As noted above, Rev. Proc. 2017-41 modifies the IRS’ historic approach to pre-approved plans in order to expand the provider market and encourage employers that currently maintain individually designed plans to convert to the pre-approved format. To clarify the scope of reliance on opinion letters, Rev. Proc. 2017-41 removes references to specific requirements under Title I of ERISA and replaces them with a statement that opinion letters will not consider Title I issues.

Rev. Proc. 2017-41 makes significant changes to the current approach for issuing opinion letters regarding the qualification in form of pre-approved plans. Those procedures are set forth in Rev. Proc. 2015-36, which had already been modified by Rev. Proc. 2016-37.

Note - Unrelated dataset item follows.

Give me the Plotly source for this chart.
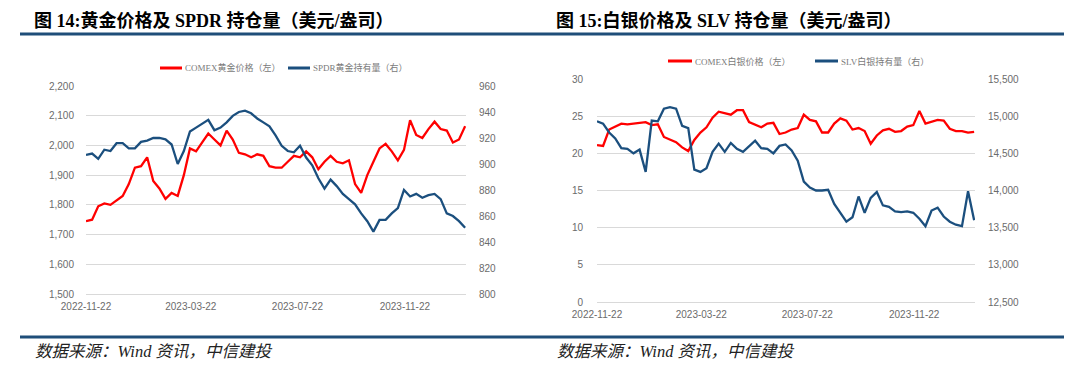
import plotly.graph_objects as go
import pandas as pd

W, H = 1080, 367

# ---------------- data (weekly samples) ----------------
dates = pd.date_range("2022-11-22", periods=63, freq="7D")
tick_dates = ["2022-11-22", "2023-03-22", "2023-07-22", "2023-11-22"]

gold_price = [1745, 1750, 1795, 1805, 1800, 1815, 1830, 1870, 1925, 1930,
              1960, 1880, 1855, 1820, 1840, 1830, 1900, 1990, 1980, 2010,
              2040, 2020, 2000, 2050, 2020, 1975, 1970, 1960, 1970, 1965,
              1930, 1925, 1925, 1945, 1965, 1960, 1980, 1960, 1920, 1945,
              1965, 1945, 1940, 1950, 1870, 1840, 1900, 1945, 1990, 2005,
              1980, 1950, 1985, 2085, 2035, 2025, 2055, 2080, 2055, 2050,
              2010, 2020, 2065]
spdr_holdings = [907, 908, 904, 911, 910, 916, 916, 912, 912, 917,
                 918, 920, 920, 919, 915, 900, 910, 925, 928, 931,
                 934, 926, 928, 932, 937, 940, 941, 939, 935, 932,
                 929, 922, 914, 910, 909, 914, 905, 899, 889, 881,
                 888, 883, 877, 873, 869, 862, 856, 848, 857, 857,
                 862, 866, 880, 875, 877, 874, 876, 877, 873, 862,
                 860, 856, 851]
silver_price = [21.1, 21.0, 23.2, 23.6, 24.0, 23.9, 24.0, 24.0, 24.2, 23.8,
                23.9, 22.2, 21.8, 21.5, 20.8, 20.3, 21.8, 22.8, 23.5, 24.8,
                25.6, 25.4, 25.2, 25.8, 25.8, 24.2, 23.8, 23.5, 24.0, 24.1,
                22.6, 22.8, 23.2, 23.4, 25.2, 24.5, 24.3, 22.8, 22.8, 24.0,
                24.7, 24.4, 23.2, 23.4, 23.0, 21.3, 22.4, 23.1, 23.3, 22.9,
                23.0, 23.6, 23.8, 25.7, 24.0, 24.2, 24.5, 24.4, 23.3, 23.0,
                23.0, 22.8, 22.9]
slv_holdings = [14930, 14900, 14780, 14700, 14570, 14560, 14500, 14550, 14250, 14940,
                14930, 15100, 15120, 15100, 14870, 14840, 14280, 14250, 14300, 14520,
                14630, 14520, 14640, 14560, 14520, 14600, 14670, 14570, 14560, 14500,
                14600, 14620, 14540, 14400, 14120, 14040, 14000, 14000, 14010, 13820,
                13700, 13580, 13640, 13920, 13700, 13900, 13980, 13800, 13780, 13720,
                13710, 13720, 13700, 13620, 13520, 13730, 13770, 13650, 13580, 13540,
                13520, 13990, 13600]

titles = ["图 14:黄金价格及 SPDR 持仓量（美元/盎司）", "图 15:白银价格及 SLV 持仓量（美元/盎司）"]
legend_left = ["COMEX黄金价格（左）", "SPDR黄金持有量（右）"]
legend_right = ["COMEX白银价格（左）", "SLV白银持有量（右）"]
source = "数据来源：Wind 资讯，中信建投"

RED = "#ff0000"
BLUE = "#1b4f7e"
GRID = "#d9d9d9"
TICK = "#6b6b6b"
HEAD = "#1f4e79"


def fx(px):
    return px / W


def fy(py):
    return 1 - py / H


fig = go.Figure()
fig.add_trace(go.Scatter(x=dates, y=gold_price, mode="lines", xaxis="x", yaxis="y",
                         line=dict(color=RED, width=2.3), name=legend_left[0], showlegend=False))
fig.add_trace(go.Scatter(x=dates, y=spdr_holdings, mode="lines", xaxis="x", yaxis="y2",
                         line=dict(color=BLUE, width=2.3), name=legend_left[1], showlegend=False))
fig.add_trace(go.Scatter(x=dates, y=silver_price, mode="lines", xaxis="x2", yaxis="y3",
                         line=dict(color=RED, width=2.3), name=legend_right[0], showlegend=False))
fig.add_trace(go.Scatter(x=dates, y=slv_holdings, mode="lines", xaxis="x2", yaxis="y4",
                         line=dict(color=BLUE, width=2.3), name=legend_right[1], showlegend=False))

tickfont = dict(family="Liberation Sans, Arial, sans-serif", size=10, color=TICK)
xrange = ["2022-11-22", "2024-01-31"]

xcommon = dict(type="date", range=xrange, tickvals=tick_dates, tickformat="%Y-%m-%d",
               showgrid=False, zeroline=False, showline=True, linecolor=GRID, linewidth=1,
               ticks="outside", ticklen=3, tickcolor="rgba(0,0,0,0)", tickfont=tickfont,
               automargin=False)
L_dom_x = [fx(86), fx(466)]
R_dom_x = [fx(597), fx(975)]
L_dom_y = [fy(294), fy(86)]
R_dom_y = [fy(302), fy(79)]

fig.update_layout(
    width=W, height=H, margin=dict(l=0, r=0, t=0, b=0, autoexpand=False),
    paper_bgcolor="white", plot_bgcolor="white",
    xaxis=dict(domain=L_dom_x, anchor="y", **xcommon),
    xaxis2=dict(domain=R_dom_x, anchor="y3", **xcommon),
    yaxis=dict(domain=L_dom_y, anchor="x", range=[1500, 2200], dtick=100, tick0=1500,
               tickformat=",", showgrid=True, gridcolor=GRID, gridwidth=1, zeroline=False,
               ticks="outside", ticklen=9, tickcolor="rgba(0,0,0,0)", tickfont=tickfont,
               automargin=False),
    yaxis2=dict(domain=L_dom_y, anchor="x", overlaying="y", side="right", range=[800, 960],
                dtick=20, tick0=800, showgrid=False, zeroline=False,
                ticks="outside", ticklen=10, tickcolor="rgba(0,0,0,0)", tickfont=tickfont,
                automargin=False),
    yaxis3=dict(domain=R_dom_y, anchor="x2", range=[0, 30], dtick=5, tick0=0,
                showgrid=True, gridcolor=GRID, gridwidth=1, zeroline=False,
                ticks="outside", ticklen=11, tickcolor="rgba(0,0,0,0)", tickfont=tickfont,
                automargin=False),
    yaxis4=dict(domain=R_dom_y, anchor="x2", overlaying="y3", side="right",
                range=[12500, 15500], dtick=500, tick0=12500, tickformat=",",
                showgrid=False, zeroline=False,
                ticks="outside", ticklen=10, tickcolor="rgba(0,0,0,0)", tickfont=tickfont,
                automargin=False),
)

shapes = []
annotations = []

# header rule and footer rule
shapes.append(dict(type="line", xref="paper", yref="paper", x0=fx(20), x1=fx(1064),
                   y0=fy(34), y1=fy(34), line=dict(color=HEAD, width=3)))
shapes.append(dict(type="line", xref="paper", yref="paper", x0=fx(20), x1=fx(1064),
                   y0=fy(337), y1=fy(337), line=dict(color=HEAD, width=3)))

title_font = dict(family="Liberation Serif, Noto Sans CJK SC, serif", size=18, color="#000000")
for txt, x0 in zip(titles, [32, 554]):
    annotations.append(dict(text="<b>" + txt + "</b>", xref="paper", yref="paper",
                            x=fx(x0), y=fy(20), xanchor="left", yanchor="middle",
                            showarrow=False, font=title_font))

src_font = dict(family="Liberation Serif, Noto Sans CJK SC, serif", size=16.5, color="#222222")
for x0 in [33, 555]:
    annotations.append(dict(text="<i>" + source + "</i>", xref="paper", yref="paper",
                            x=fx(x0), y=fy(351), xanchor="left", yanchor="middle",
                            showarrow=False, font=src_font))

leg_font = dict(family="Liberation Serif, Noto Sans CJK SC, serif", size=9, color="#7a7a7a")
legend_specs = [
    (legend_left, [(160, 182, 183), (288, 310, 311)], 68),
    (legend_right, [(668, 692, 693), (815, 838, 839)], 61),
]
for labels, spots, ly in legend_specs:
    for lab, (a, b, t), col in zip(labels, spots, [RED, BLUE]):
        shapes.append(dict(type="line", xref="paper", yref="paper", x0=fx(a), x1=fx(b),
                           y0=fy(ly), y1=fy(ly), line=dict(color=col, width=3)))
        annotations.append(dict(text=lab, xref="paper", yref="paper", x=fx(t), y=fy(ly),
                                xanchor="left", yanchor="middle", showarrow=False,
                                font=leg_font))

fig.update_layout(shapes=shapes, annotations=annotations)
fig.write_html("out.html", config={"displayModeBar": False},
               post_script="document.body.style.margin='0';document.body.style.overflow='hidden';")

More specifically, Rev. Proc. 2017-41 does the following.

1. Combines the M&P and VS programs and replaces then with a single opinion letter program involving standardized and nonstandardized plans.

2. Provides that:

  • a pre-approved plan may use either a basic plan document with an adoption agreement or a single plan document; and
  • the IRS will no longer rule on the exempt status of a pre-approved plan’s related trust or custodial account under Internal Revenue Code Section 501(a).

3. Allows:

  • an adopting employer of a nonstandard plan to adopt minor modifications;
  • a nonstandardized plan that contains an ESOP to include a 401(k);
  • a nonstandardized plan that contains a cash balance formula to permit the rate used to determine an interest credit to be based on the actual return on plan assets (however, the rate used to determine an interest credit cannot be based on a subset of plan assets); and
  • any nonstandardized plan to provide for either safe harbor or non-safe harbor hardship distributions.

4. Eliminates the prohibitions against:

  • submitting an application for an opinion letter for a non-electing church plan; and
  • combining a money purchase plan with a 401(k) or profit-sharing plan in the same pre-approved plan document.

5. Modifies:

  • the on-cycle submission period for the third six-year remedial amendment cycle for providers of pre-approved defined contribution plans so that it begins on Oct. 2, 2017 and ends on Oct. 1, 2018; and
  • the procedures for a determination letter application by an adopting employer to obtain reliance under Sections 415 and 416 to permit an application to be made on Form 5307, “Application for Determination for Adopters of Modified Volume Submitter Plans.”

Pre-Approved Plans

Rev. Proc. 2017-41 stipulates that pre-approved plans must meet a variety of requirements. These include requirements that pre-approved plans:

  • include procedures for provider amendments by the providers and adopting employers;
  • specifically provide for the protection required under Sections 411(a)(10) and (d)(6) if the adopting employer amends the plan;
  • provide for aggregation of all of an employer’s DC plans and all of an employer’s DB plans as necessary to satisfy Sections 415 (b), (c), and (f);
  • either provide that all of the additional requirements applicable to top-heavy plans apply at all times, or that such requirements apply automatically if the plan is top-heavy;
  • include a statement that describes the limitations on employer reliance on an opinion letter and a statement that the provisions of the plan override any conflicting provision contained in Trust or Custodial Account Documents used with the plan;
  • meet a variety of requirements concerning employer signatures;
  • include, in the case of an Adoption Agreement Plan, statements in the adoption agreement that it is to be used with only one plan and that the failure to properly complete the adoption agreement may result in failure of the plan to achieve qualified status;
  • include the provider’s name, address and telephone number for inquiries by adopting employers regarding the adoption of the plan, the meaning of plan provisions, or the effect of the opinion letter;
  • meet specific provisions regarding how an employee is to be defined;
  • provide that employees who meet those definitions not participate in an ESOP except under certain conditions; and
  • state how service with any employer aggregated under Sections 414(b), (c), (m), or (o) and associated regulations is to be credited.

Opinion Letters

Under Rev. Proc. 2017-41, opinion letters will be issued only to providers or mass submitters; they will not be issued to traditional IRAs, Roth IRAs, SEPS and SIMPLE IRAs, nor to 403(b) plans.

Requests for opinion letters relating to a plan must be submitted on the version of Forms 4461, 4461-A or 4461-B that is applicable at the time of the request. The provider also must submit a certification that all interim amendments on the applicable cumulative list have been made, as well as a cover letter summarizing the changes to the plan that are affected by each such interim amendment.

An opinion letter issued to a provider may not be transferred to any other entity.